**TASK BRIEF**
Give back the exact lines spanning from the line with "Give me the Chart.js source for this chart." to the line with "response to<br>anti-BEPS measures</div>", with both of those lines included and no others.
[start of RECORD LIST]
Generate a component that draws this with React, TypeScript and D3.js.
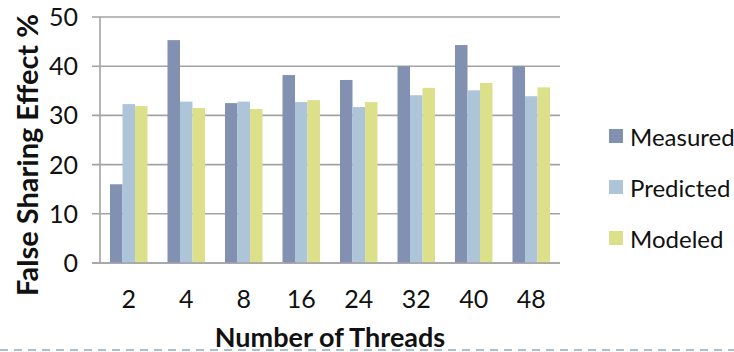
[end of RECORD LIST]
[start of RECORD LIST]
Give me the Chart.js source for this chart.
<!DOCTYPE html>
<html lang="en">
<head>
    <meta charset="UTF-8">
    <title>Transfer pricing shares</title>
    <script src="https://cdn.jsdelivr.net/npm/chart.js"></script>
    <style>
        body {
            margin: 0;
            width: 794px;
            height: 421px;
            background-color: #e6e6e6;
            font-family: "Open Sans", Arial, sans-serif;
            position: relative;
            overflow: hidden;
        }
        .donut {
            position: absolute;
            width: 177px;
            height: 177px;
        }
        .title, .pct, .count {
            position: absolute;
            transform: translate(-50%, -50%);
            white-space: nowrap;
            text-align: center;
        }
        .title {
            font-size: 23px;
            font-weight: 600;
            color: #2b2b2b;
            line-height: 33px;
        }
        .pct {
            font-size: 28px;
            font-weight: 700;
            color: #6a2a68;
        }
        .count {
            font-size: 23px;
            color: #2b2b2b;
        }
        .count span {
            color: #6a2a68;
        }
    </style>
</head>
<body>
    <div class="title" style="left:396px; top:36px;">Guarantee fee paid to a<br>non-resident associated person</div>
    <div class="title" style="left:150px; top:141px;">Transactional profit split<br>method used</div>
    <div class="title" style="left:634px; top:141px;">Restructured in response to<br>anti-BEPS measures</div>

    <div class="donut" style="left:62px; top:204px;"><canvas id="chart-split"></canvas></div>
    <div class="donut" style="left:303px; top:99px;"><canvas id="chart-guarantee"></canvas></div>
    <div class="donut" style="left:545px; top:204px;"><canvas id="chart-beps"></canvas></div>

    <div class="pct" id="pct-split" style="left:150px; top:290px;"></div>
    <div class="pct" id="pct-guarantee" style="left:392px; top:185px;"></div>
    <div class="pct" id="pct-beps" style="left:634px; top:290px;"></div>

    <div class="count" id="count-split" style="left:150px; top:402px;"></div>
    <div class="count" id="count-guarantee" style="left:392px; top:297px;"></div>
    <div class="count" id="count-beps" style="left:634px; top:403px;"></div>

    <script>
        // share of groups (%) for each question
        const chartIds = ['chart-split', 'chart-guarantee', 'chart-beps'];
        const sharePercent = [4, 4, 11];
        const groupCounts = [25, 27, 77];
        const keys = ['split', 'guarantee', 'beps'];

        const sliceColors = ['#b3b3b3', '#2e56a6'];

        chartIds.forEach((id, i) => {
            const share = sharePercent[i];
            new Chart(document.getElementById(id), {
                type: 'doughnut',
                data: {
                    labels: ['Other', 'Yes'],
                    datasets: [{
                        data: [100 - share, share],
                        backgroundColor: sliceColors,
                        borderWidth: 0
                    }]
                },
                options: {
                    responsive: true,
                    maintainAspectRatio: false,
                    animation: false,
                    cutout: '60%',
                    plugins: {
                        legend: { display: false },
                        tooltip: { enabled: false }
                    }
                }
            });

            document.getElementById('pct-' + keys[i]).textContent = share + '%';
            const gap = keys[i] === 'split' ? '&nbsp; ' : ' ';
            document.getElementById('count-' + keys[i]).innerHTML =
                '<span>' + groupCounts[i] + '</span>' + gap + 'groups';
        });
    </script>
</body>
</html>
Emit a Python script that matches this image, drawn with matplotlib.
[end of RECORD LIST]
**RESPONSE BELOW**
Give me the Chart.js source for this chart.
<!DOCTYPE html>
<html lang="en">
<head>
    <meta charset="UTF-8">
    <title>Transfer pricing shares</title>
    <script src="https://cdn.jsdelivr.net/npm/chart.js"></script>
    <style>
        body {
            margin: 0;
            width: 794px;
            height: 421px;
            background-color: #e6e6e6;
            font-family: "Open Sans", Arial, sans-serif;
            position: relative;
            overflow: hidden;
        }
        .donut {
            position: absolute;
            width: 177px;
            height: 177px;
        }
        .title, .pct, .count {
            position: absolute;
            transform: translate(-50%, -50%);
            white-space: nowrap;
            text-align: center;
        }
        .title {
            font-size: 23px;
            font-weight: 600;
            color: #2b2b2b;
            line-height: 33px;
        }
        .pct {
            font-size: 28px;
            font-weight: 700;
            color: #6a2a68;
        }
        .count {
            font-size: 23px;
            color: #2b2b2b;
        }
        .count span {
            color: #6a2a68;
        }
    </style>
</head>
<body>
    <div class="title" style="left:396px; top:36px;">Guarantee fee paid to a<br>non-resident associated person</div>
    <div class="title" style="left:150px; top:141px;">Transactional profit split<br>method used</div>
    <div class="title" style="left:634px; top:141px;">Restructured in response to<br>anti-BEPS measures</div>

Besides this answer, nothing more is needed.